Do you prefer to work alone or collaborate with others?

Painting and creation are special processes related to a specific craft and technology, and sometimes require hard work, which usually takes place in the solitude of the studio. This helps me to concentrate not only on the process of making, but also to analyze the magic and psychology of the creative process, as well as the way and means to achieve the desired result in the realization of the idea.

Creativity is a strictly specific and individual attitude, which happens to me in the emotional and artistic atmosphere of the studio, most often with the background of music – jazz, classical or world music – the best examples. Or in complete silence.

Of course, conversations and exchanges of thoughts and ideas, collaboration and communication with friends – artists, poets and musicians, or just art lovers – always enrich the feelings and help in the analysis of my own creativity and the development of my own visual models.

Abstract landscape-XXXIII (2020), Stanislav Bojankov

Can you tell us about a project you’re currently working on?

I am currently working on several series of abstractions and associative landscapes – watercolors and acrylic paintings, some of which are commissions, in which I use moods and suggestions based on different types of music – jazz, classical (Chopin for example) and ethno music. Of course, it is only an occasion and an initial impetus for liberation and emotional adjustment, which lead in unknown ways and are a curious meditation on existence, beauty and harmony as essential values ​​of life.

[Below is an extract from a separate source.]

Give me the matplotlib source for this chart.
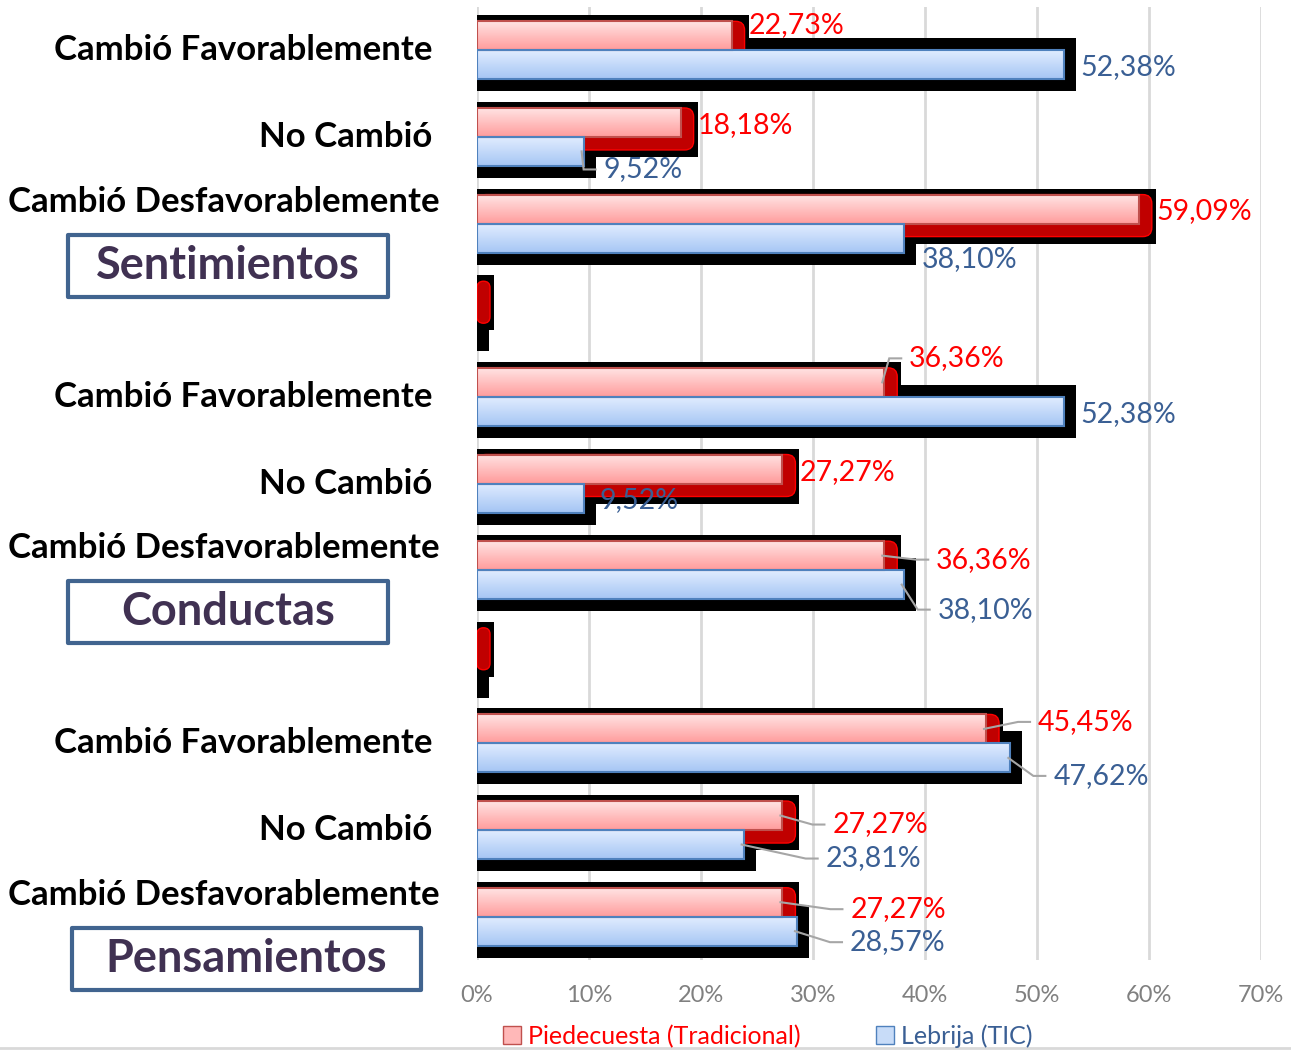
#!/usr/bin/env python3
# -*- coding: utf-8 -*-
"""
Barras horizontales Piedecuesta vs Lebrija (estilo Excel con sombra y relieve)
"""

import numpy as np
import matplotlib.pyplot as plt
from matplotlib.patches import Rectangle, FancyBboxPatch, Patch
from matplotlib.colors import LinearSegmentedColormap
from matplotlib.lines import Line2D

plt.rcParams['font.family'] = ['Lato', 'DejaVu Sans']

# ---- datos ----
grupos = ['Sentimientos', 'Conductas', 'Pensamientos']
categorias = ['Cambió Favorablemente', 'No Cambió', 'Cambió Desfavorablemente', '',
              'Cambió Favorablemente', 'No Cambió', 'Cambió Desfavorablemente', '',
              'Cambió Favorablemente', 'No Cambió', 'Cambió Desfavorablemente']
piedecuesta = [22.73, 18.18, 59.09, 0, 36.36, 27.27, 36.36, 0, 45.45, 27.27, 27.27]
lebrija = [52.38, 9.52, 38.10, 0, 52.38, 9.52, 38.10, 0, 47.62, 23.81, 28.57]
serie_names = ['Piedecuesta (Tradicional)', 'Lebrija (TIC)']
xticks = [0, 10, 20, 30, 40, 50, 60, 70]

# desplazamiento de etiquetas (px) respecto al final de la barra, y si llevan línea guía
red_off = [(17, -11), (17, 3), (18, 2), None, (25, -24), (17, 3), (52, 4), None, (52, -7), (50, 9), (68, 7)]
blue_off = [(17, 2), (20, 18), (18, 21), None, (17, 3), (16, 2), (34, 25), None, (43, 18), (82, 14), (53, 11)]
red_leader = [0, 0, 0, 0, 1, 0, 1, 0, 1, 1, 1]
blue_leader = [0, 1, 0, 0, 0, 0, 1, 0, 1, 1, 1]

# ---- geometría (pixeles) ----
W, H, DPI = 1291, 1050, 100
AX_L, AX_R, AX_T, AX_B = 477, 1261, 7, 960
n = len(categorias)
PXX = (AX_R - AX_L) / 70.0
PXY = (AX_B - AX_T) / n
h = 29 / PXY


def dx(p):
    return p / PXX


def dy(p):
    return p / PXY


def axfrac(px):
    return (px - AX_L) / (AX_R - AX_L)


RED = '#FF0000'
BLUE_TXT = '#3A5F94'

fig = plt.figure(figsize=(W / DPI, H / DPI), dpi=DPI)
ax = fig.add_axes([AX_L / W, 1 - AX_B / H, (AX_R - AX_L) / W, (AX_B - AX_T) / H])

y = np.arange(n)

# sombras negras y relieve rojo
for i, (r, b) in enumerate(zip(piedecuesta, lebrija)):
    ax.add_patch(Rectangle((0, i - dy(12)), b + dx(12), h + dy(24), fc='black', ec='none', zorder=1))
    ax.add_patch(Rectangle((0, i - h - dy(6)), r + dx(17), h + dy(26), fc='black', ec='none', zorder=1.1))
    ew = r + dx(13)
    ax.add_patch(FancyBboxPatch((0, i - h), ew, h + dy(13),
                                boxstyle=f'round,pad=0,rounding_size={min(0.8, ew / 2)}',
                                mutation_aspect=PXX / PXY,
                                fc='#C00000', ec='#FF0000', lw=1, zorder=2))

# barras con degradado
cm_red = LinearSegmentedColormap.from_list('r', ['#FFE3E3', '#FF9C9C'])
cm_blue = LinearSegmentedColormap.from_list('b', ['#E0ECFF', '#A6C6F4'])
grad = np.linspace(0, 1, 64).reshape(-1, 1)

rb = ax.barh(y - h / 2, piedecuesta, height=h, fc='none', ec='#C0504D', lw=1.5, zorder=3.2)
bb = ax.barh(y + h / 2, lebrija, height=h, fc='none', ec='#4F81BD', lw=1.5, zorder=3.2)
for bars, cm in ((rb, cm_red), (bb, cm_blue)):
    for bar in bars:
        w = bar.get_width()
        if w <= 0:
            bar.set_linewidth(0)
            continue
        y0 = bar.get_y()
        ax.imshow(grad, extent=(0, w, y0 + bar.get_height(), y0), origin='upper',
                  cmap=cm, aspect='auto', zorder=3, interpolation='bilinear')

# etiquetas de datos
for vals, offs, leads, color, sign in ((piedecuesta, red_off, red_leader, RED, -1),
                                       (lebrija, blue_off, blue_leader, BLUE_TXT, 1)):
    for i, v in enumerate(vals):
        if offs[i] is None:
            continue
        c = i + sign * h / 2
        lx = v + dx(offs[i][0])
        ly = c + dy(offs[i][1])
        ax.text(lx, ly, f'{v:.2f}'.replace('.', ',') + '%', color=color,
                fontsize=20.5, ha='left', va='center', zorder=6)
        if leads[i]:
            ax.plot([v - dx(2), lx - dx(20), lx - dx(8)], [c, ly, ly],
                    color='#A6A6A6', lw=1.5, zorder=5, solid_joinstyle='miter')

# etiquetas de categorías
cat_pos = {'Cambió Favorablemente': (432, 0), 'No Cambió': (432, 0),
           'Cambió Desfavorablemente': (440, -22)}
ytrans = ax.get_yaxis_transform()
for i, cat in enumerate(categorias):
    if not cat:
        continue
    px, off = cat_pos[cat]
    ax.text(axfrac(px), i + dy(off), cat, transform=ytrans, ha='right', va='center',
            fontsize=25, fontweight='bold', color='black', clip_on=False)

# recuadros de grupo
box_x = [(68, 388), (68, 388), (72, 421)]
for g, name in enumerate(grupos):
    base = 4 * g + 2
    x0, x1 = box_x[g]
    ax.add_patch(Rectangle((axfrac(x0), base + dy(11)), axfrac(x1) - axfrac(x0), dy(62),
                           transform=ytrans, fc='white', ec='#41648F', lw=3,
                           joinstyle='round', clip_on=False, zorder=5))
    ax.text(axfrac((x0 + x1) / 2), base + dy(42), name, transform=ytrans,
            ha='center', va='center', fontsize=32.5, fontweight='bold',
            color='#403152', clip_on=False, zorder=6)

# ejes
ax.set_xlim(0, 70)
ax.set_ylim(n - 0.5, -0.5)
ax.set_xticks(xticks)
ax.set_xticklabels([f'{t}%' for t in xticks])
ax.set_yticks([])
ax.tick_params(axis='x', length=0, pad=18, labelcolor='#808080', labelsize=17)
ax.grid(True, axis='x', color='#D9D9D9', lw=2)
ax.set_axisbelow(True)
for s in ax.spines.values():
    s.set_visible(False)

# leyenda
handles = [Patch(fc='#FFB8B8', ec='#C0504D'), Patch(fc='#C8DCF8', ec='#4F81BD')]
leg = fig.legend(handles, serie_names, loc='center', bbox_to_anchor=(768 / W, 1 - 1036 / H),
                 ncol=2, frameon=False, fontsize=18, handlelength=0.7, handleheight=0.7,
                 handletextpad=0.3, columnspacing=3.0)
for t, c in zip(leg.get_texts(), [RED, BLUE_TXT]):
    t.set_color(c)

fig.add_artist(Line2D([0, 1], [1 - 1048 / H] * 2, color='#D9D9D9', lw=2, transform=fig.transFigure))

fig.savefig('out.png', dpi=DPI)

I also work on topics inspired by the cultural and historical accumulations in the region where I live, related to my Bulgarian and Balkan roots, traditions and specific archetypes… A beautiful province south of Sofia, rich in Neolithic artifacts, primitive art and all stages of European civilization – there are examples from the ancient Greek and Roman eras, Byzantium and orthodoxy, Ottoman art and many more layers that create a unique atmosphere. They are an irreplaceable wealth and base, influencing every contemporary artist, especially in the context of the processes related to the globalization and digitalization, having a fruitful effect on the aesthetic and philosophical attitudes of the individual.

What do you think you would be doing if you weren’t an artist?

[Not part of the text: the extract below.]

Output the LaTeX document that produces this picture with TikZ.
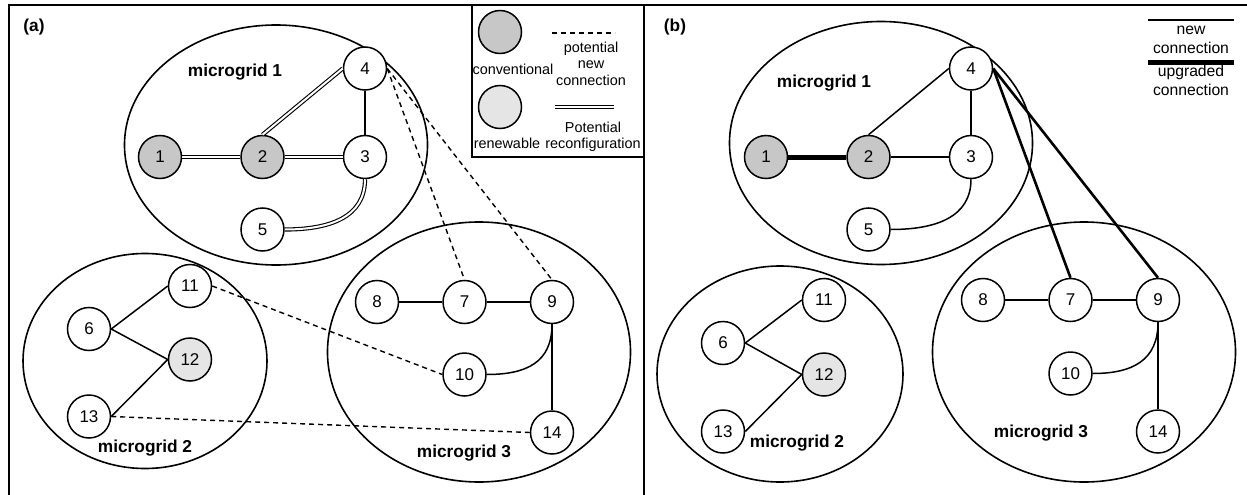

I haven’t thought about it. It seems that I have always been excited by those special vibrations associated with the magic of beauty and connections with spiritual spaces – a need with which a person is born and cannot be released throughout his life. And if he tries to do that, he would run away from himself, from his essence, he would punish himself, he would move away from “happiness”, whatever that means.

I remember, in that sense, my failed two-year attempt to study engineering. I would now be an unfortunate civil engineer, with all due respect to this important human activity. If I didn’t paint, maybe I would write poetry or compose music – at first glance completely useless and impractical things, without which, however, life and the world can be neither complete nor incomplete.

Improvisation-III (2019), Stanislav Bojankov

What advice would you give to young artists starting out?

Difficult question. Art is an activity that is a special and difficult field, associated with the most intimate mental and intellectual vibrations, and requires special dedication and conviction. It gives, in its specific way, a kind of personal freedom to people who are dedicated to creating.

This is an area in which one cannot be insincere, dishonest, one cannot be bad, lie and speculate with emotions and ideas. This is always visible and transparent through form and analysis, no matter how well disguised. Therefore, I want to suggest to them to be themselves, to look for themselves, to be sincere with their emotions and feelings… and then they should not worry about the result… it will always be good.